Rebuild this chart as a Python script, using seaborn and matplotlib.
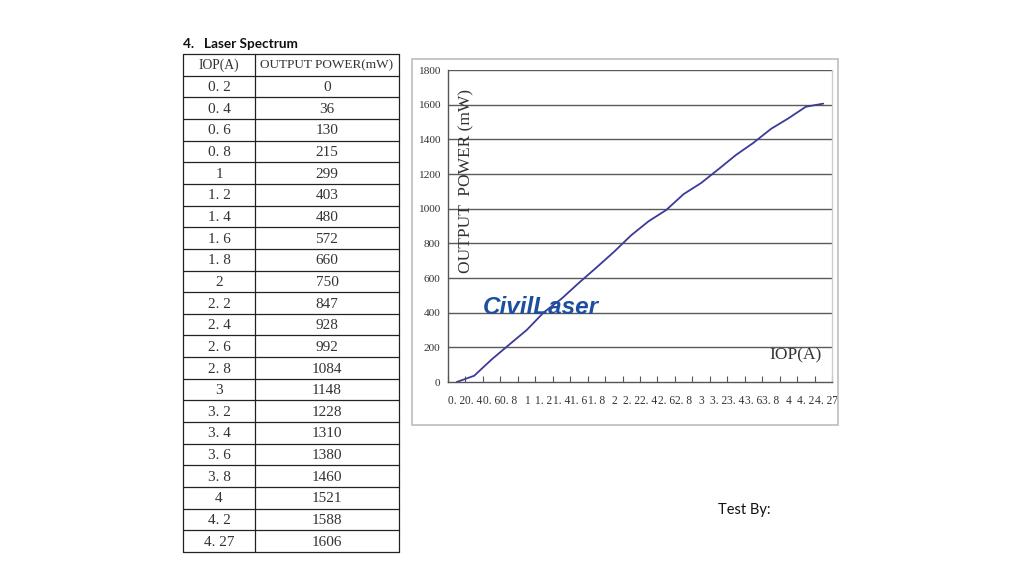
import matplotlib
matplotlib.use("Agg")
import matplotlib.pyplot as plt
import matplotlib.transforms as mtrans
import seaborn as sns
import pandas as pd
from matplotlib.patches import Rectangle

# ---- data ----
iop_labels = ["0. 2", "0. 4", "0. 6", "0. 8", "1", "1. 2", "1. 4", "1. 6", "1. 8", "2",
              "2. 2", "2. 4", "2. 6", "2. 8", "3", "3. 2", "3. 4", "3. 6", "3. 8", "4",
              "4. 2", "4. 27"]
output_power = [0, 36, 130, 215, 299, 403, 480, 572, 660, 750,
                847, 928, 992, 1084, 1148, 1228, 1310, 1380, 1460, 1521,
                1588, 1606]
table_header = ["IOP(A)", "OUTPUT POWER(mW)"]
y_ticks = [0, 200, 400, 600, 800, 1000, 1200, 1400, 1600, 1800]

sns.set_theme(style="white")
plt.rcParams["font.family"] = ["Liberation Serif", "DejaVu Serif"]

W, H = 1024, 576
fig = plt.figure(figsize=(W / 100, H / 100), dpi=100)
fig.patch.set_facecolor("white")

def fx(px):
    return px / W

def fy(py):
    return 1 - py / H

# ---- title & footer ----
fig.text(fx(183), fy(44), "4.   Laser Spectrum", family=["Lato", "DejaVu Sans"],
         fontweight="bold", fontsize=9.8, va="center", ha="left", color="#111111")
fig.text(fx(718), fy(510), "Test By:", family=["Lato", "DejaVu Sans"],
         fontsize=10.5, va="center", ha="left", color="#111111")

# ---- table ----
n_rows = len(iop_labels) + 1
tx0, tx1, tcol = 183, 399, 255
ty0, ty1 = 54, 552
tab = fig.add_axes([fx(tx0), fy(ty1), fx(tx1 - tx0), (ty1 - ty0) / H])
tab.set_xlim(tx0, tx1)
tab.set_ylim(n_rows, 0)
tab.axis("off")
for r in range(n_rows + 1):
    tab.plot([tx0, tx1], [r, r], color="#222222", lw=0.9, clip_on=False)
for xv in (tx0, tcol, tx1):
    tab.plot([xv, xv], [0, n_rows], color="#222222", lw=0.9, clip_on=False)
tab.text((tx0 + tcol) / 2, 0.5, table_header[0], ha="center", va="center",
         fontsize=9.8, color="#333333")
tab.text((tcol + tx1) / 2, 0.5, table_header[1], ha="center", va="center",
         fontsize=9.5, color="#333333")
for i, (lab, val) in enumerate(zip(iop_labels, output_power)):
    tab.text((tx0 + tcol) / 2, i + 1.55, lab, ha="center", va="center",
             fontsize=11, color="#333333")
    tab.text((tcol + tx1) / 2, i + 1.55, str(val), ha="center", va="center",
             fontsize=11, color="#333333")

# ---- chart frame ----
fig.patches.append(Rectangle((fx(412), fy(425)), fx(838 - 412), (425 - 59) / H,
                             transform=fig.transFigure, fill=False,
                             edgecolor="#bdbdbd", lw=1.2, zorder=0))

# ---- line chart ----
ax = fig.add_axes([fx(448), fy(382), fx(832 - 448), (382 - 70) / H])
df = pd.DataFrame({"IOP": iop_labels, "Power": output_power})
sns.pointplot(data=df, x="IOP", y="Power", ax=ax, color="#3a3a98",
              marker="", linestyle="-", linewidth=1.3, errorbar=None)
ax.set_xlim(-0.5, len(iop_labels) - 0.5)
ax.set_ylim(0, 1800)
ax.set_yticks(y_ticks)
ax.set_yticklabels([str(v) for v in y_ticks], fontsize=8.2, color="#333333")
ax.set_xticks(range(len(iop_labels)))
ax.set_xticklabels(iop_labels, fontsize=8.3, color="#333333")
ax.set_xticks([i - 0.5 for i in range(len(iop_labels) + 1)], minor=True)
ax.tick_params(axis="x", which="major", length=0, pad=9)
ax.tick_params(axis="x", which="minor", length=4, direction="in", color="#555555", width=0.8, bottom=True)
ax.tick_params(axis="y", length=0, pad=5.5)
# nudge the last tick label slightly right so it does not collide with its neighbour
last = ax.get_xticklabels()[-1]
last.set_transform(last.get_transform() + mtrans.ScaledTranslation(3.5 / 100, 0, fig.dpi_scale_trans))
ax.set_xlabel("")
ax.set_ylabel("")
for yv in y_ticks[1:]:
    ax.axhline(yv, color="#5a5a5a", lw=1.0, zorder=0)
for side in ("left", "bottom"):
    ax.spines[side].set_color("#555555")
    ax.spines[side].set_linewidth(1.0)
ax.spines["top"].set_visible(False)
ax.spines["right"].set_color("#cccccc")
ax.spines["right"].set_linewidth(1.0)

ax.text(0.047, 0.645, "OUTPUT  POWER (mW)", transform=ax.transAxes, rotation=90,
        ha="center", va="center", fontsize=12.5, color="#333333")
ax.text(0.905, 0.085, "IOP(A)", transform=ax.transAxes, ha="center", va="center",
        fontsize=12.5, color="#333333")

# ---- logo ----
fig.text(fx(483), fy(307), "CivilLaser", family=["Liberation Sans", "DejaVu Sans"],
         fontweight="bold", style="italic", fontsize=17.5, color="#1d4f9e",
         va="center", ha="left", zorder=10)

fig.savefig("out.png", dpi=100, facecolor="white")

....

■ WHAT YOU HAVE TO DO: Reproduce each line exactly as it appears, omitting the pictures.

■ SOLUTION:
Rebuild this chart as a Python script, using seaborn and matplotlib.
import matplotlib
matplotlib.use("Agg")
import matplotlib.pyplot as plt
import matplotlib.transforms as mtrans
import seaborn as sns
import pandas as pd
from matplotlib.patches import Rectangle

# ---- data ----
iop_labels = ["0. 2", "0. 4", "0. 6", "0. 8", "1", "1. 2", "1. 4", "1. 6", "1. 8", "2",
              "2. 2", "2. 4", "2. 6", "2. 8", "3", "3. 2", "3. 4", "3. 6", "3. 8", "4",
              "4. 2", "4. 27"]
output_power = [0, 36, 130, 215, 299, 403, 480, 572, 660, 750,
                847, 928, 992, 1084, 1148, 1228, 1310, 1380, 1460, 1521,
                1588, 1606]
table_header = ["IOP(A)", "OUTPUT POWER(mW)"]
y_ticks = [0, 200, 400, 600, 800, 1000, 1200, 1400, 1600, 1800]

sns.set_theme(style="white")
plt.rcParams["font.family"] = ["Liberation Serif", "DejaVu Serif"]

W, H = 1024, 576
fig = plt.figure(figsize=(W / 100, H / 100), dpi=100)
fig.patch.set_facecolor("white")

def fx(px):
    return px / W

def fy(py):
    return 1 - py / H

# ---- title & footer ----
fig.text(fx(183), fy(44), "4.   Laser Spectrum", family=["Lato", "DejaVu Sans"],
         fontweight="bold", fontsize=9.8, va="center", ha="left", color="#111111")
fig.text(fx(718), fy(510), "Test By:", family=["Lato", "DejaVu Sans"],
         fontsize=10.5, va="center", ha="left", color="#111111")

# ---- table ----
n_rows = len(iop_labels) + 1
tx0, tx1, tcol = 183, 399, 255
ty0, ty1 = 54, 552
tab = fig.add_axes([fx(tx0), fy(ty1), fx(tx1 - tx0), (ty1 - ty0) / H])
tab.set_xlim(tx0, tx1)
tab.set_ylim(n_rows, 0)
tab.axis("off")
for r in range(n_rows + 1):
    tab.plot([tx0, tx1], [r, r], color="#222222", lw=0.9, clip_on=False)
for xv in (tx0, tcol, tx1):
    tab.plot([xv, xv], [0, n_rows], color="#222222", lw=0.9, clip_on=False)
tab.text((tx0 + tcol) / 2, 0.5, table_header[0], ha="center", va="center",
         fontsize=9.8, color="#333333")
tab.text((tcol + tx1) / 2, 0.5, table_header[1], ha="center", va="center",
         fontsize=9.5, color="#333333")
for i, (lab, val) in enumerate(zip(iop_labels, output_power)):
    tab.text((tx0 + tcol) / 2, i + 1.55, lab, ha="center", va="center",
             fontsize=11, color="#333333")
    tab.text((tcol + tx1) / 2, i + 1.55, str(val), ha="center", va="center",
             fontsize=11, color="#333333")

# ---- chart frame ----
fig.patches.append(Rectangle((fx(412), fy(425)), fx(838 - 412), (425 - 59) / H,
                             transform=fig.transFigure, fill=False,
                             edgecolor="#bdbdbd", lw=1.2, zorder=0))

# ---- line chart ----
ax = fig.add_axes([fx(448), fy(382), fx(832 - 448), (382 - 70) / H])
df = pd.DataFrame({"IOP": iop_labels, "Power": output_power})
sns.pointplot(data=df, x="IOP", y="Power", ax=ax, color="#3a3a98",
              marker="", linestyle="-", linewidth=1.3, errorbar=None)
ax.set_xlim(-0.5, len(iop_labels) - 0.5)
ax.set_ylim(0, 1800)
ax.set_yticks(y_ticks)
ax.set_yticklabels([str(v) for v in y_ticks], fontsize=8.2, color="#333333")
ax.set_xticks(range(len(iop_labels)))
ax.set_xticklabels(iop_labels, fontsize=8.3, color="#333333")
ax.set_xticks([i - 0.5 for i in range(len(iop_labels) + 1)], minor=True)
ax.tick_params(axis="x", which="major", length=0, pad=9)
ax.tick_params(axis="x", which="minor", length=4, direction="in", color="#555555", width=0.8, bottom=True)
ax.tick_params(axis="y", length=0, pad=5.5)
# nudge the last tick label slightly right so it does not collide with its neighbour
last = ax.get_xticklabels()[-1]
last.set_transform(last.get_transform() + mtrans.ScaledTranslation(3.5 / 100, 0, fig.dpi_scale_trans))
ax.set_xlabel("")
ax.set_ylabel("")
for yv in y_ticks[1:]:
    ax.axhline(yv, color="#5a5a5a", lw=1.0, zorder=0)
for side in ("left", "bottom"):
    ax.spines[side].set_color("#555555")
    ax.spines[side].set_linewidth(1.0)
ax.spines["top"].set_visible(False)
ax.spines["right"].set_color("#cccccc")
ax.spines["right"].set_linewidth(1.0)

ax.text(0.047, 0.645, "OUTPUT  POWER (mW)", transform=ax.transAxes, rotation=90,
        ha="center", va="center", fontsize=12.5, color="#333333")
ax.text(0.905, 0.085, "IOP(A)", transform=ax.transAxes, ha="center", va="center",
        fontsize=12.5, color="#333333")

# ---- logo ----
fig.text(fx(483), fy(307), "CivilLaser", family=["Liberation Sans", "DejaVu Sans"],
         fontweight="bold", style="italic", fontsize=17.5, color="#1d4f9e",
         va="center", ha="left", zorder=10)

fig.savefig("out.png", dpi=100, facecolor="white")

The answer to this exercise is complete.